Temos de abordar os combustíveis fósseis em conjunto com a qualidade do ar. Um centro de energia, mesmo que utilizando a tecnologia do carvão limpo, não pode lançar cargas de poluição maiores do que as de hoje. No entanto, estamos a ver hoje uma proliferação - não tanto na parte "controlada" da economia, já que as grandes empresas sabem que têm de demonstrar que as suas instalações são "limpas" - uma proliferação de pessoas que estão a voltar-se para outros recursos naturais, como a lenha, assim aumentando o problema da má combustão. Nas estações de monitorização da Grécia, por exemplo, começam a aparecer mais PAH [hidrocarbonetos policíclicos aromáticos] e fuligem, como não se via antes.
Portugal aparece nos relatórios europeus sobre qualidade do ar relativamente bem posicionado.
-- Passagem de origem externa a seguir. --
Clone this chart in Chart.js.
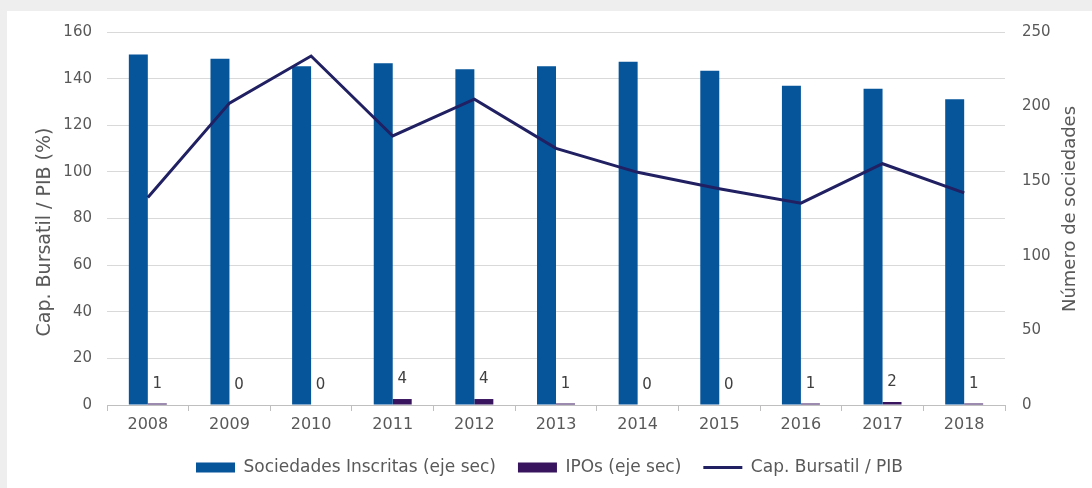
<!DOCTYPE html>
<html>
<head>
<meta charset="utf-8">
<script src="https://cdn.jsdelivr.net/npm/chart.js@4/dist/chart.umd.min.js"></script>
<style>
  html, body { margin: 0; padding: 0; background: #eeeeee; }
  #panel { position: absolute; left: 7px; top: 11px; width: 1085px; height: 477px; background: #ffffff; }
</style>
</head>
<body>
<div id="panel"><canvas id="mainChart" width="1085" height="477"></canvas></div>
<script>
// data
const years = ['2008', '2009', '2010', '2011', '2012', '2013', '2014', '2015', '2016', '2017', '2018'];
const sociedades = [235, 232, 227, 229, 225, 227, 230, 224, 214, 212, 205];
const ipos = [1, 0, 0, 4, 4, 1, 0, 0, 1, 2, 1];
const capBursatil = [89.0, 129.5, 149.7, 115.4, 131.2, 110.1, 99.8, 92.8, 86.6, 103.5, 91.0];
const leftTicks = [0, 20, 40, 60, 80, 100, 120, 140, 160];
const rightTicks = [0, 50, 100, 150, 200, 250];

const textColor = '#595959';
const fontFamily = '"DejaVu Sans", sans-serif';

// numbers above the IPO bars
const ipoLabels = {
    id: 'ipoLabels',
    afterDatasetsDraw(chart) {
        const ctx = chart.ctx;
        const meta = chart.getDatasetMeta(1);
        ctx.save();
        ctx.font = '15px ' + fontFamily;
        ctx.fillStyle = '#404040';
        ctx.textAlign = 'center';
        ctx.textBaseline = 'alphabetic';
        meta.data.forEach((bar, i) => {
            ctx.fillText(String(ipos[i]), bar.x, bar.y - 16);
        });
        ctx.restore();
    }
};

// both axis titles read bottom to top
function drawVerticalTitle(ctx, text, size, x, y) {
    ctx.save();
    ctx.translate(x, y);
    ctx.rotate(-Math.PI / 2);
    ctx.font = size + 'px ' + fontFamily;
    ctx.fillStyle = textColor;
    ctx.textAlign = 'center';
    ctx.textBaseline = 'middle';
    ctx.fillText(text, 0, 0);
    ctx.restore();
}

const axisTitles = {
    id: 'axisTitles',
    afterDraw(chart) {
        drawVerticalTitle(chart.ctx, 'Cap. Bursatil / PIB (%)', 19, 38, 221);
        drawVerticalTitle(chart.ctx, 'Número de sociedades', 18, 1063, 198);
    }
};

const ctx = document.getElementById('mainChart').getContext('2d');
new Chart(ctx, {
    type: 'bar',
    data: {
        labels: years,
        datasets: [
            {
                label: 'Sociedades Inscritas (eje sec)',
                data: sociedades,
                backgroundColor: '#06559b',
                borderWidth: 0,
                yAxisID: 'y1',
                order: 1,
                barPercentage: 1,
                categoryPercentage: 0.465
            },
            {
                label: 'IPOs (eje sec)',
                data: ipos,
                backgroundColor: '#38145f',
                borderWidth: 0,
                yAxisID: 'y1',
                order: 1,
                barPercentage: 1,
                categoryPercentage: 0.465
            },
            {
                type: 'line',
                label: 'Cap. Bursatil / PIB',
                data: capBursatil,
                borderColor: '#202063',
                backgroundColor: '#202063',
                borderWidth: 3,
                pointRadius: 0,
                tension: 0,
                yAxisID: 'y',
                order: 0
            }
        ]
    },
    options: {
        responsive: false,
        animation: false,
        layout: { padding: { top: 21, left: 0, right: 0, bottom: 2 } },
        plugins: {
            tooltip: { enabled: false },
            legend: {
                position: 'bottom',
                labels: {
                    color: textColor,
                    font: { family: fontFamily, size: 17 },
                    usePointStyle: true,
                    pointStyleWidth: 39,
                    boxHeight: 10,
                    padding: 22,
                    generateLabels(chart) {
                        const items = Chart.defaults.plugins.legend.labels.generateLabels(chart);
                        items.sort((a, b) => a.datasetIndex - b.datasetIndex);
                        items.forEach(item => {
                            if (item.datasetIndex === 2) {
                                item.pointStyle = 'line';
                                item.lineWidth = 3;
                                item.strokeStyle = '#202063';
                            } else {
                                item.pointStyle = 'rect';
                                item.lineWidth = 0;
                            }
                        });
                        return items;
                    }
                }
            }
        },
        scales: {
            x: {
                grid: {
                    display: true,
                    drawOnChartArea: false,
                    drawTicks: true,
                    tickLength: 6,
                    color: '#bfbfbf',
                    offset: true
                },
                border: { display: true, color: '#bfbfbf' },
                ticks: {
                    color: textColor,
                    font: { family: fontFamily, size: 16 },
                    padding: 4,
                    maxRotation: 0
                },
                afterFit(scale) { scale.height = 32; }
            },
            y: {
                position: 'left',
                min: 0,
                max: leftTicks[leftTicks.length - 1],
                afterBuildTicks(scale) { scale.ticks = leftTicks.map(v => ({ value: v })); },
                grid: { color: '#d9d9d9', drawTicks: false },
                border: { display: false },
                ticks: {
                    color: textColor,
                    font: { family: fontFamily, size: 15 },
                    padding: 15
                },
                afterFit(scale) {
                    scale.width = 100;
                    scale.paddingTop = 0;
                    scale.paddingBottom = 0;
                }
            },
            y1: {
                position: 'right',
                min: 0,
                max: rightTicks[rightTicks.length - 1],
                afterBuildTicks(scale) { scale.ticks = rightTicks.map(v => ({ value: v })); },
                grid: { drawOnChartArea: false, drawTicks: false },
                border: { display: false },
                ticks: {
                    color: textColor,
                    font: { family: fontFamily, size: 15 },
                    padding: 17
                },
                afterFit(scale) {
                    scale.width = 87;
                    scale.paddingTop = 0;
                    scale.paddingBottom = 0;
                }
            }
        }
    },
    plugins: [ipoLabels, axisTitles]
});
</script>
</body>
</html>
Isto é razão suficiente para estarmos descansados?
Não. Quando se vive num ambiente urbano, está-se sempre exposto a potenciais contaminantes. Também estão numa parte da Europa em que as alterações climáticas vão ter grandes impactos. Fogos florestais lançam tremendas quantidades de partículas no ar. E se considerarmos que passamos 90-95% do tempo das nossas vidas em espaços fechados, há novos problemas associados a isto. As pessoas devem estar preocupadas com a sua exposição à poluição do ar ao longo da vida e forçar os Governos a adoptarem normas e legislação mais fortes.


3 comentários:

Filipe Melo Sousa disse...

O estado multa o próprio estado. O dinheiro da multa passa do bolso direito do dinheiro público para o bolso esquerdo. Toda a gente infringe a pretensa norma, toda a gente paga, toda a gente recebe. A não-notícia no seu explendor.

Xico205 disse...

E os carros oficiais dos politicos continua a ser de alta cilindrada, precisamente os mais poluentes! Com ferros matas com ferros morres.

Filipe Melo Sousa disse...

A política do Costa está a ser um "sucesso". Com a emigração, as falências de empresas e as pessoas que vão viver para fora de Lisboa, e a cidade morta, ele conseguiu reduzir o tráfego automóvel. Vivemos cada vez no melhor dos mundos.